Question

A bag of sand of mass $98\, kg$ is suspended by a rope A bullet of $200\, g$ travelling with speed $10\, ms ^{-1}$ gets embedded in it, then loss of kinetic energy will be

• A. $4.9 J$
• B. $9.8 J$
• C. $14.7 J$
• D. $19.6 J$

Answer 1

The Correct Option is B

To determine the loss of kinetic energy when a bullet embeds into a bag of sand, we need to use the principles of conservation of momentum and energies. Let's break down the problem step-by-step:

1. Initial Information:
   • Mass of the bullet, \(m_B = 200\, \text{g} = 0.2\, \text{kg}\)
   • Velocity of the bullet, \(v_B = 10\, \text{m/s}\)
   • Mass of the sand bag, \(m_S = 98\, \text{kg}\)
   • Velocity of the sand bag, \(v_S = 0\, \text{m/s}\) (initially at rest)
2. Apply Conservation of Momentum:

The total momentum before and after the collision must be equal.

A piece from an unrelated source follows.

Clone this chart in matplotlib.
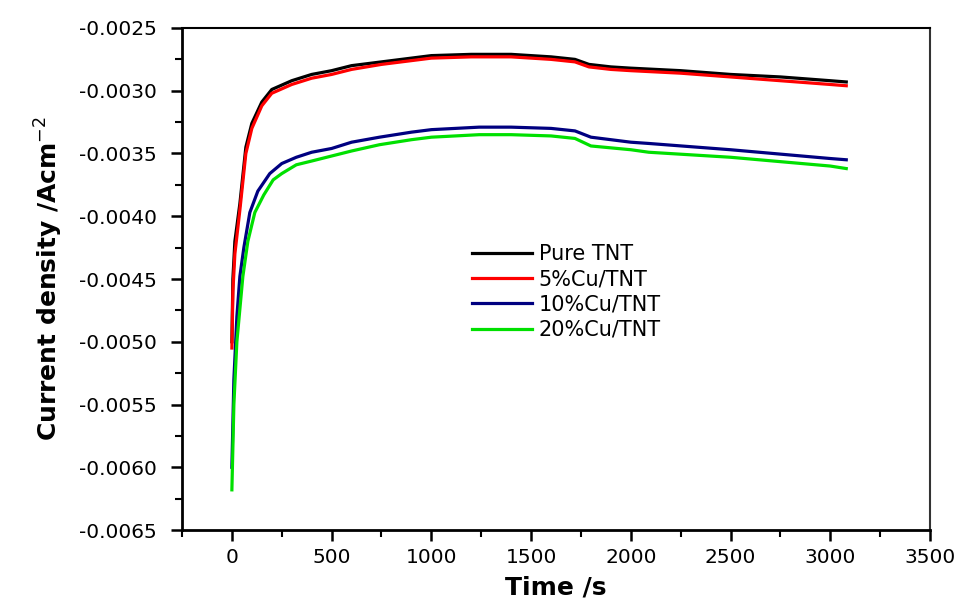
import matplotlib

matplotlib.use("Agg")
import matplotlib.pyplot as plt
from matplotlib.ticker import MultipleLocator, FormatStrFormatter

# chronoamperometry curves
t_pure = [0, 5, 15, 40, 70, 100, 150, 200, 300, 400, 500, 600, 750, 900, 1000,
          1200, 1400, 1600, 1720, 1790, 1900, 2000, 2250, 2500, 2750, 3000, 3080]
j_pure = [-0.00500, -0.00450, -0.00420, -0.00390, -0.00345, -0.00326, -0.00309,
          -0.00299, -0.00292, -0.00287, -0.00284, -0.00280, -0.00277, -0.00274,
          -0.00272, -0.00271, -0.00271, -0.00273, -0.00275, -0.00279, -0.00281,
          -0.00282, -0.00284, -0.00287, -0.00289, -0.00292, -0.00293]

t_cu5 = [0, 5, 15, 40, 70, 100, 150, 200, 300, 400, 500, 600, 750, 900, 1000,
         1200, 1400, 1600, 1720, 1790, 1900, 2000, 2250, 2500, 2750, 3000, 3080]
j_cu5 = [-0.00505, -0.00460, -0.00430, -0.00395, -0.00350, -0.00330, -0.00312,
         -0.00302, -0.00295, -0.00290, -0.00287, -0.00283, -0.00279, -0.00276,
         -0.00274, -0.00273, -0.00273, -0.00275, -0.00277, -0.00281, -0.00283,
         -0.00284, -0.00286, -0.00289, -0.00292, -0.00295, -0.00296]

t_cu10 = [0, 10, 25, 40, 60, 90, 130, 190, 250, 323, 400, 500, 600, 740, 900,
          1000, 1240, 1400, 1600, 1720, 1800, 2000, 2090, 2500, 3000, 3080]
j_cu10 = [-0.00600, -0.00530, -0.00480, -0.00448, -0.00425, -0.00397, -0.00380,
          -0.00366, -0.00358, -0.00353, -0.00349, -0.00346, -0.00341, -0.00337,
          -0.00333, -0.00331, -0.00329, -0.00329, -0.00330, -0.00332, -0.00337,
          -0.00341, -0.00342, -0.00347, -0.00354, -0.00355]

t_cu20 = [0, 10, 25, 55, 80, 115, 160, 207, 250, 323, 400, 500, 600, 740, 900,
          1000, 1240, 1400, 1600, 1720, 1800, 2000, 2090, 2500, 3000, 3080]
j_cu20 = [-0.00618, -0.00550, -0.00500, -0.00448, -0.00420, -0.00397, -0.00383,
          -0.00371, -0.00366, -0.00359, -0.00356, -0.00352, -0.00348, -0.00343,
          -0.00339, -0.00337, -0.00335, -0.00335, -0.00336, -0.00338, -0.00344,
          -0.00347, -0.00349, -0.00353, -0.00360, -0.00362]

series = [
    ("Pure TNT", t_pure, j_pure, "#000000"),
    ("5%Cu/TNT", t_cu5, j_cu5, "#ff0000"),
    ("10%Cu/TNT", t_cu10, j_cu10, "#000080"),
    ("20%Cu/TNT", t_cu20, j_cu20, "#00e000"),
]

plt.rcParams.update({
    "font.family": "DejaVu Sans",
    "axes.unicode_minus": False,
    "figure.facecolor": "white",
})

fig = plt.figure(figsize=(9.59, 6.06), dpi=100)
ax = fig.add_axes([0.1898, 0.1254, 0.7800, 0.8284])

for label, t, j, color in series:
    ax.plot(t, j, color=color, linewidth=2.3, label=label)

ax.set_xlim(-250, 3500)
ax.set_ylim(-0.0065, -0.0025)
ax.xaxis.set_major_locator(MultipleLocator(500))
ax.xaxis.set_minor_locator(MultipleLocator(250))
ax.yaxis.set_major_locator(MultipleLocator(0.0005))
ax.yaxis.set_minor_locator(MultipleLocator(0.00025))
ax.yaxis.set_major_formatter(FormatStrFormatter("%.4f"))

ax.tick_params(which="major", direction="out", length=8, width=1.8,
               labelsize=14.5, top=False, right=False)
ax.tick_params(which="minor", direction="out", length=5, width=1.5,
               top=False, right=False)
ax.tick_params(axis="y", which="major", pad=10)
ax.tick_params(axis="x", which="major", pad=5)

for side in ("left", "bottom"):
    ax.spines[side].set_linewidth(2)
ax.spines["top"].set_linewidth(1.5)
ax.spines["right"].set_linewidth(1.5)
ax.spines["right"].set_color("#333333")

ax.set_xlabel("Time /s", fontsize=18, fontweight="bold", labelpad=6)
ax.set_ylabel("Current density /Acm$^{-2}$", fontsize=18, fontweight="bold",
              labelpad=10)

ax.legend(loc="upper left", bbox_to_anchor=(0.374, 0.59), frameon=False,
          fontsize=15, handlelength=2.85, handletextpad=0.35, labelspacing=0.25,
          borderpad=0)

fig.savefig("out.png", dpi=100)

Before collision, the total momentum:

1. \(p_{\text{initial}} = m_B \cdot v_B + m_S \cdot v_S = 0.2 \cdot 10 + 98 \cdot 0 = 2\, \text{kg m/s}\)

After collision, the momentum is:

1. \(p_{\text{final}} = (m_B + m_S) \cdot v_f\)

Equating the two momenta, we get:

1. \(2 = (0.2 + 98) \cdot v_f\)

Solve for \(v_f\):

1. \(v_f = \frac{2}{98.2} \approx 0.0204\, \text{m/s}\)
2. Calculate Initial and Final Kinetic Energies:

Initial kinetic energy, \(KE_i\) before collision:

1. \(KE_i = \frac{1}{2} m_B v_B^2 = \frac{1}{2} \cdot 0.2 \cdot 10^2 = 10\, \text{J}\)

Final kinetic energy, \(KE_f\) after collision (both bullet and sand moving together):

1. \(KE_f = \frac{1}{2} (m_B + m_S) v_f^2 = \frac{1}{2} \cdot 98.2 \cdot (0.0204)^2 \approx 0.2\, \text{J}\)
2. Calculate Loss of Kinetic Energy:

The loss in kinetic energy is:

1. \(\text{Loss} = KE_i - KE_f = 10 - 0.2 = 9.8\, \text{J}\)

The loss of kinetic energy due to the bullet embedding in the sand bag is 9.8 J, thus the correct answer is the option $9.8\, J$.